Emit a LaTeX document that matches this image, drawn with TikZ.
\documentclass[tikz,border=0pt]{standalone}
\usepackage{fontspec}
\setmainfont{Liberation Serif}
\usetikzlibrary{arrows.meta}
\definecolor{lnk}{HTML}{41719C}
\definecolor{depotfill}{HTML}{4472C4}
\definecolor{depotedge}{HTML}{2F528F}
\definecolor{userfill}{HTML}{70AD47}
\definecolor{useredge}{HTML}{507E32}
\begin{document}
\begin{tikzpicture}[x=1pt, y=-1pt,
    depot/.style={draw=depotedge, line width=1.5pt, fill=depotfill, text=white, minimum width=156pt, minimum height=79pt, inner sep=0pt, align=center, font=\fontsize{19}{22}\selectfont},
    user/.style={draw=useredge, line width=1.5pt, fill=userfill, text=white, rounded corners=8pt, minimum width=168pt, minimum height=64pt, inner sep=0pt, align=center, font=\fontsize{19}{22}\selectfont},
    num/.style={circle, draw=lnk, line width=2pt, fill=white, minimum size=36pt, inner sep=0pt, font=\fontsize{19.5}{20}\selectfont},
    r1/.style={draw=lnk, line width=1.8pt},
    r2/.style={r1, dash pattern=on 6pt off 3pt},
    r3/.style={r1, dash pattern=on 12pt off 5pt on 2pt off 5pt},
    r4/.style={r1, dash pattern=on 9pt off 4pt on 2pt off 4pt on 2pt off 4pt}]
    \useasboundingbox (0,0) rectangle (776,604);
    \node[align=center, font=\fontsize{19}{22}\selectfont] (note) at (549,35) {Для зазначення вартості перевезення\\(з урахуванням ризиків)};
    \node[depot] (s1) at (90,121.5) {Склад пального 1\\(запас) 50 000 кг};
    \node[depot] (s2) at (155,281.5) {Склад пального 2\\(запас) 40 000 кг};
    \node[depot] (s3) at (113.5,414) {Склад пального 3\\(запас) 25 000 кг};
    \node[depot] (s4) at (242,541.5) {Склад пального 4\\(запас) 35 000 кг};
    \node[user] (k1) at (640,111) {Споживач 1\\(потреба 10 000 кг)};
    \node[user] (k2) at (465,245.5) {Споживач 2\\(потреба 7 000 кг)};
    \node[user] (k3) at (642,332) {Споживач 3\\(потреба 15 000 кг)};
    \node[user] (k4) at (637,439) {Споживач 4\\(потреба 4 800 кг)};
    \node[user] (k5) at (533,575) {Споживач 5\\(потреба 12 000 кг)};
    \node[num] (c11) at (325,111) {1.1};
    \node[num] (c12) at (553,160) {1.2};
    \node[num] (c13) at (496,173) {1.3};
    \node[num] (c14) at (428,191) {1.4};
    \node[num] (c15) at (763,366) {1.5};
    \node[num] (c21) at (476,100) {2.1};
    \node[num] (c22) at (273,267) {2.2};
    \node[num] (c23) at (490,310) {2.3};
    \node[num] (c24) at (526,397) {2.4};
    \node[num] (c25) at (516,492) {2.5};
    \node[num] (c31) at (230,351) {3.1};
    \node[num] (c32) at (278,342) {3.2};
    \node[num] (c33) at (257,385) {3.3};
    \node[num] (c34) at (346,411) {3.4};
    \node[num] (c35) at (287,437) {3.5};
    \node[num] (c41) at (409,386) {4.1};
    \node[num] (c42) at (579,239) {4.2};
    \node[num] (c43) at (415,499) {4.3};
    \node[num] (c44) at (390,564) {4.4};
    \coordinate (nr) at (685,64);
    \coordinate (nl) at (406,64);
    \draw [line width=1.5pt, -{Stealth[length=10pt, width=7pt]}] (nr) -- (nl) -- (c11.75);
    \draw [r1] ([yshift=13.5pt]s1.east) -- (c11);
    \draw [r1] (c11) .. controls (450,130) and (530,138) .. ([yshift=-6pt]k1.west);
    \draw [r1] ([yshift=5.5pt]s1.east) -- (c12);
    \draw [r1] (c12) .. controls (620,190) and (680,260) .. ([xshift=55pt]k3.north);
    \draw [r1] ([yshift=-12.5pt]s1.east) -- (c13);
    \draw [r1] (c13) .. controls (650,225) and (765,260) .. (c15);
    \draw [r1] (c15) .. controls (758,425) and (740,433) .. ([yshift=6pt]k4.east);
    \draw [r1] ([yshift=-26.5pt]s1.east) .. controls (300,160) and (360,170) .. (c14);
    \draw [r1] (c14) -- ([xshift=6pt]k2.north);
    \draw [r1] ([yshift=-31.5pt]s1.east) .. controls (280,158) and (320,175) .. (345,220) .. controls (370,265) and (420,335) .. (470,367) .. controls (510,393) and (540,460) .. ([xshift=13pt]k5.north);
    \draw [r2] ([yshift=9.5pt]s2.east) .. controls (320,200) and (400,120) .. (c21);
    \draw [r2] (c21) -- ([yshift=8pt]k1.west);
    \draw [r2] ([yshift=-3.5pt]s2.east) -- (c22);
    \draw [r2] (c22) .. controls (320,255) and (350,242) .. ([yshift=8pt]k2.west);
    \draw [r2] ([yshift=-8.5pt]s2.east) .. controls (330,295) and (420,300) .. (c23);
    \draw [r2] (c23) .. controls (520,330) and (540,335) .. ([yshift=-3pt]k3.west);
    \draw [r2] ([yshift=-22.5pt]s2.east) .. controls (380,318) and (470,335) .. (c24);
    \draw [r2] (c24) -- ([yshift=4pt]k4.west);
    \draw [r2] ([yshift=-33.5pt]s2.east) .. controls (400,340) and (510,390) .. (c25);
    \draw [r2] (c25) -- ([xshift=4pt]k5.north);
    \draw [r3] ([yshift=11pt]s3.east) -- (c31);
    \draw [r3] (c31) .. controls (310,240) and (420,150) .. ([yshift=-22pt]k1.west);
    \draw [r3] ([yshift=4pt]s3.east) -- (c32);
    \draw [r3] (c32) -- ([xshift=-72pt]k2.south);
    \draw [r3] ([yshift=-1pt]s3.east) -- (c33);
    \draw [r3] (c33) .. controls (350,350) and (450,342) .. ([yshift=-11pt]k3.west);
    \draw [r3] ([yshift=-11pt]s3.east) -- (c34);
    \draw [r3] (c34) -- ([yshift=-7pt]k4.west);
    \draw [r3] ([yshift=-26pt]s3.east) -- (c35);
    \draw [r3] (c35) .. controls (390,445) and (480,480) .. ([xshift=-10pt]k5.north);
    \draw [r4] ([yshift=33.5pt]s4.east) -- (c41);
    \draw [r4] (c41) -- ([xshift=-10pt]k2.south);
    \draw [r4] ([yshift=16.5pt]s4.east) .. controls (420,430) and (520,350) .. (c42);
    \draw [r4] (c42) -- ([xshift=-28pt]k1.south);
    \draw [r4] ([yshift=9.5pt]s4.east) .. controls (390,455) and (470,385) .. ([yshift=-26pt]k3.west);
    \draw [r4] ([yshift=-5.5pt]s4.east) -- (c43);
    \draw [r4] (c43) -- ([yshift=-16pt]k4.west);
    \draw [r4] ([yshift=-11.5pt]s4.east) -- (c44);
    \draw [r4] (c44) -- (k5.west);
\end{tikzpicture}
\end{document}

:::::

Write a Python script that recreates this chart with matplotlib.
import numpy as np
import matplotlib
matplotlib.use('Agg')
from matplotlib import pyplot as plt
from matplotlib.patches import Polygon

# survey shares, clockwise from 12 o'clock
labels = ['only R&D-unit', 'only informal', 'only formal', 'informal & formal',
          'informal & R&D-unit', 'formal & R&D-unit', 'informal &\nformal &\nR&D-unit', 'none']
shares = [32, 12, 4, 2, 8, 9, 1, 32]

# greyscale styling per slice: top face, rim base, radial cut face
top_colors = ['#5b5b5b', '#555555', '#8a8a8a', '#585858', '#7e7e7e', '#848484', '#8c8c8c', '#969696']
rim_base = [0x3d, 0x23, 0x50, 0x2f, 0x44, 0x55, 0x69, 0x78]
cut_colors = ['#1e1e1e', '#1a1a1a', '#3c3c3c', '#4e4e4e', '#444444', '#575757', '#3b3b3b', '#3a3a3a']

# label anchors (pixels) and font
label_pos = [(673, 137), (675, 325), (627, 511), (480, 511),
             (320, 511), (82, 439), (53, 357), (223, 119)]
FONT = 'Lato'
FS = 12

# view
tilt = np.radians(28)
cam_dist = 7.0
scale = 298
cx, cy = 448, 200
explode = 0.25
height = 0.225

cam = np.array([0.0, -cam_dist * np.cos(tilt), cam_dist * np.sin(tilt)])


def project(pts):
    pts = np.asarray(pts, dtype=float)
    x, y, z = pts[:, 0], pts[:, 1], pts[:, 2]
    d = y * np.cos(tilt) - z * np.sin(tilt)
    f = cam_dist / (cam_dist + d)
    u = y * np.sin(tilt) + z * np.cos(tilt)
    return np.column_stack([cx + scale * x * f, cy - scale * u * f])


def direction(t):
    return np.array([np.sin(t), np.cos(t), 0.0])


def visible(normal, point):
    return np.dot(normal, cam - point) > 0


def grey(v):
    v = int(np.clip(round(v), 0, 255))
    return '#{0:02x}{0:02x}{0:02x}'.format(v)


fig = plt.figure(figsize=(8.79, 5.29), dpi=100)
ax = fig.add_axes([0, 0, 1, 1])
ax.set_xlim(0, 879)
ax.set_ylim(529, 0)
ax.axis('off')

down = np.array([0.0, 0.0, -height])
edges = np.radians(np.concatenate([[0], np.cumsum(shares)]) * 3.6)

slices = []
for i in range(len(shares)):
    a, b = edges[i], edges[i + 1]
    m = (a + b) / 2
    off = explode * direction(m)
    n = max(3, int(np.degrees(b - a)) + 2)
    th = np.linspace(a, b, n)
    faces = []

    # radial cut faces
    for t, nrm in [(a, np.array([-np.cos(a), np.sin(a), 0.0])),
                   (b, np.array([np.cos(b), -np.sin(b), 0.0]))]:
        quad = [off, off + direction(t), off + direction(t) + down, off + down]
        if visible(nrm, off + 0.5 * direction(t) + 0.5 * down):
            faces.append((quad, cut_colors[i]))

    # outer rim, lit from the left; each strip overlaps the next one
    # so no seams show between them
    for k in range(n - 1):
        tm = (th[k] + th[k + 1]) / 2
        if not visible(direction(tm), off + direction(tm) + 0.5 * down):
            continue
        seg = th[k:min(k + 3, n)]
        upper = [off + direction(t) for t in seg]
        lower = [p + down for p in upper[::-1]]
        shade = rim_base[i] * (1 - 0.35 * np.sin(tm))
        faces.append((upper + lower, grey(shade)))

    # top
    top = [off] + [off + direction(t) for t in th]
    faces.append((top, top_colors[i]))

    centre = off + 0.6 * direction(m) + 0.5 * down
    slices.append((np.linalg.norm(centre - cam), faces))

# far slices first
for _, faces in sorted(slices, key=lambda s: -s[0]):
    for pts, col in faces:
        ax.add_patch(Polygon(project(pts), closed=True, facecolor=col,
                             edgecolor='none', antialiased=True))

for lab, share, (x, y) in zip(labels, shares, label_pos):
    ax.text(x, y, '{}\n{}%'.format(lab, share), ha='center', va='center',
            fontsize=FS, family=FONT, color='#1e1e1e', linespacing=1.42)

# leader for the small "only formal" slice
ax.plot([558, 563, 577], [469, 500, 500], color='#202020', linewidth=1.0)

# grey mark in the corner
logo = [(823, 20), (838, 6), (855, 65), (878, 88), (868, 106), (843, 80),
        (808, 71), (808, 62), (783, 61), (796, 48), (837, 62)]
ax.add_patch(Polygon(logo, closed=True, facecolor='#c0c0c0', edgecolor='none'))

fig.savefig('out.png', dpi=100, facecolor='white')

:::::

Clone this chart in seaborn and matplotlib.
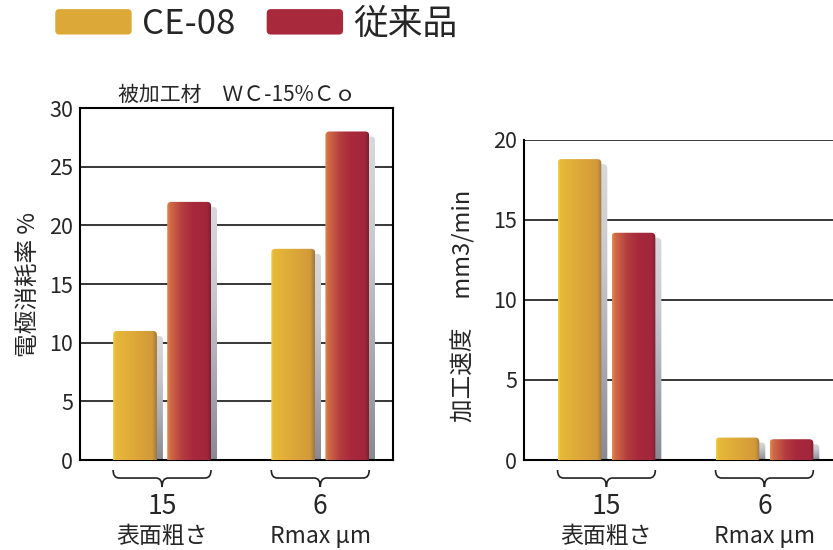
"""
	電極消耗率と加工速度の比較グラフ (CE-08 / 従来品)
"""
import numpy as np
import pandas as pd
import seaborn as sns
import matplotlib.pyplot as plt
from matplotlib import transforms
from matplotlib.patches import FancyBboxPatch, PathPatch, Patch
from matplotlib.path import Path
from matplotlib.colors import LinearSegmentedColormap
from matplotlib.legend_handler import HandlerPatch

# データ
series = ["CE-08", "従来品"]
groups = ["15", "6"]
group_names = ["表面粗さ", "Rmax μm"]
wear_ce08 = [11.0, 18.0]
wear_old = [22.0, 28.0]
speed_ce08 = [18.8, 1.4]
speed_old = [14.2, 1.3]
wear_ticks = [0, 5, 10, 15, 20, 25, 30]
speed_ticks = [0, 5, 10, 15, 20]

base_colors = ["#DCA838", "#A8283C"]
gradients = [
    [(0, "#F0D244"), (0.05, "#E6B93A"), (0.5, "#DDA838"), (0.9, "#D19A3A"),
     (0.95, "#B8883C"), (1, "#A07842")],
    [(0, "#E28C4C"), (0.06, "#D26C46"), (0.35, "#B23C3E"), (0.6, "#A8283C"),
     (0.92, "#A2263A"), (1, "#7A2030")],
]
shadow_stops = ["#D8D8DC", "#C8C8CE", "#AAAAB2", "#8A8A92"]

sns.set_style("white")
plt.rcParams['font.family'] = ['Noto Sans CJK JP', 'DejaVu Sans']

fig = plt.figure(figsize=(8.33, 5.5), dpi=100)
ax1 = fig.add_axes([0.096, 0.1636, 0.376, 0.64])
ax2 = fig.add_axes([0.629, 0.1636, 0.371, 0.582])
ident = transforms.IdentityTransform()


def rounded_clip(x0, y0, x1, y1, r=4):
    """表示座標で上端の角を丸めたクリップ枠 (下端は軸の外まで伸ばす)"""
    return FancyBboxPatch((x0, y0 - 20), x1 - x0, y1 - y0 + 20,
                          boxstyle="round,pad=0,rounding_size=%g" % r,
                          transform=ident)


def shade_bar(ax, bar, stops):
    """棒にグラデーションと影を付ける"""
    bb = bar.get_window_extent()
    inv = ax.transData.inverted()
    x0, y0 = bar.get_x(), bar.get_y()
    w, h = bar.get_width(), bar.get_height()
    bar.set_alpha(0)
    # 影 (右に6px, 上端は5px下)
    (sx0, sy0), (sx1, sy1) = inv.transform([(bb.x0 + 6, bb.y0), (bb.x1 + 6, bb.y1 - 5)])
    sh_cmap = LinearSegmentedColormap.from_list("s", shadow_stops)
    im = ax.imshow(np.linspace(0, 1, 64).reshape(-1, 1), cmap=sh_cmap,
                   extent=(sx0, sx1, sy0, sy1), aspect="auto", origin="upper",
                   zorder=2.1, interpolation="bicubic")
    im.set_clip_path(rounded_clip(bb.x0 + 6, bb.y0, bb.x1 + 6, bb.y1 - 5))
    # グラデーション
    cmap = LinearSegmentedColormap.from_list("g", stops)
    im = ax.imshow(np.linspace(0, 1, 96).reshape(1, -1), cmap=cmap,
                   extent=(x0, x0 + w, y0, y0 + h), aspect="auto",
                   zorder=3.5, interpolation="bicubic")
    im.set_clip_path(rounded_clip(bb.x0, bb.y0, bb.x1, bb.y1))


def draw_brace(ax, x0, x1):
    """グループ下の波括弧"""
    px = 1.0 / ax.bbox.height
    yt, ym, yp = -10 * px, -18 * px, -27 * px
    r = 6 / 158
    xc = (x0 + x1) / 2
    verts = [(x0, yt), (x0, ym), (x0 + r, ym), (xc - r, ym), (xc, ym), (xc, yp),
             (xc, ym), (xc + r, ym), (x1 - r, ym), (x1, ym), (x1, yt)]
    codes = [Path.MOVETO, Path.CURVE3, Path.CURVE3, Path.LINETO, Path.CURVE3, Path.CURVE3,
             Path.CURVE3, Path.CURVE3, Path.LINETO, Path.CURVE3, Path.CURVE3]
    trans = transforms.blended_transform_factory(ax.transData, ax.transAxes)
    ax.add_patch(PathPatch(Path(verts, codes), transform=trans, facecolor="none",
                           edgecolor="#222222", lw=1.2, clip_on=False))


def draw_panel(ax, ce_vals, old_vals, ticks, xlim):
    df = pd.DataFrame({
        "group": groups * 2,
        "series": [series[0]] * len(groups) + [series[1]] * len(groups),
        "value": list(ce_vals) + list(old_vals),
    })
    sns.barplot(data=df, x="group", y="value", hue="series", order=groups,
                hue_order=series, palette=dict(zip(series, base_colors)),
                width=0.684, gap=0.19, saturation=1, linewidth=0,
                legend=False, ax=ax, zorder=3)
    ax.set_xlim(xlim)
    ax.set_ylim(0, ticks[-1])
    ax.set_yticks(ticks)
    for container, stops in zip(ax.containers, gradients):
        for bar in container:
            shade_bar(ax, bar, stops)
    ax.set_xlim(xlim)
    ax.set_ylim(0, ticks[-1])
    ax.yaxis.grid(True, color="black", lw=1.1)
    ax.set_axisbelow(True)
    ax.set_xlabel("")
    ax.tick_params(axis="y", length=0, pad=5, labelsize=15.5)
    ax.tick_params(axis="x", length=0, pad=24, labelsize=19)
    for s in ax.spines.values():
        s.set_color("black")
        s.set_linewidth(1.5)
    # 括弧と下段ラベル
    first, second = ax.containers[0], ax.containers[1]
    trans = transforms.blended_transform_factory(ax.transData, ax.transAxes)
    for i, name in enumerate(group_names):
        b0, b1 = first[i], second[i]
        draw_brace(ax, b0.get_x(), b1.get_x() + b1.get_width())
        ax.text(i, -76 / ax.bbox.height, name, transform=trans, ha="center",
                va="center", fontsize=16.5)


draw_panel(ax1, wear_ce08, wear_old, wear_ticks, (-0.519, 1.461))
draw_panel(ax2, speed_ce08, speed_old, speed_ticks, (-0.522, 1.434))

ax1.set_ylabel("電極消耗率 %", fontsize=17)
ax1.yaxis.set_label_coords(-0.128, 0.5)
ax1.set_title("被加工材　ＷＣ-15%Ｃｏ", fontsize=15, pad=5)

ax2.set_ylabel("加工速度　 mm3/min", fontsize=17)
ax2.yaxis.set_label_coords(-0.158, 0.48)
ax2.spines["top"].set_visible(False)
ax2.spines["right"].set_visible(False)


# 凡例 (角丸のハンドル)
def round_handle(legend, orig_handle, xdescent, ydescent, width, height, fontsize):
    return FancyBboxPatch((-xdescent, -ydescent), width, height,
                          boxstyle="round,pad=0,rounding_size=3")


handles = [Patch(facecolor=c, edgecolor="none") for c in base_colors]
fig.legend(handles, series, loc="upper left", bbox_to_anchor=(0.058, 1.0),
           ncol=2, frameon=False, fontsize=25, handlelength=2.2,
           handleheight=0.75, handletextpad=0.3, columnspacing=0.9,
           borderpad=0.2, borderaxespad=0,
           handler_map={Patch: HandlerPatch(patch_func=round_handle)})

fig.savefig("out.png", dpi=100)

:::::

WHAT YOU ARE ASKED TO DO :: Among the lines of the material, find those that hold the word "this" and copy them.

OUTPUT ::
Emit a LaTeX document that matches this image, drawn with TikZ.
Write a Python script that recreates this chart with matplotlib.
Clone this chart in seaborn and matplotlib.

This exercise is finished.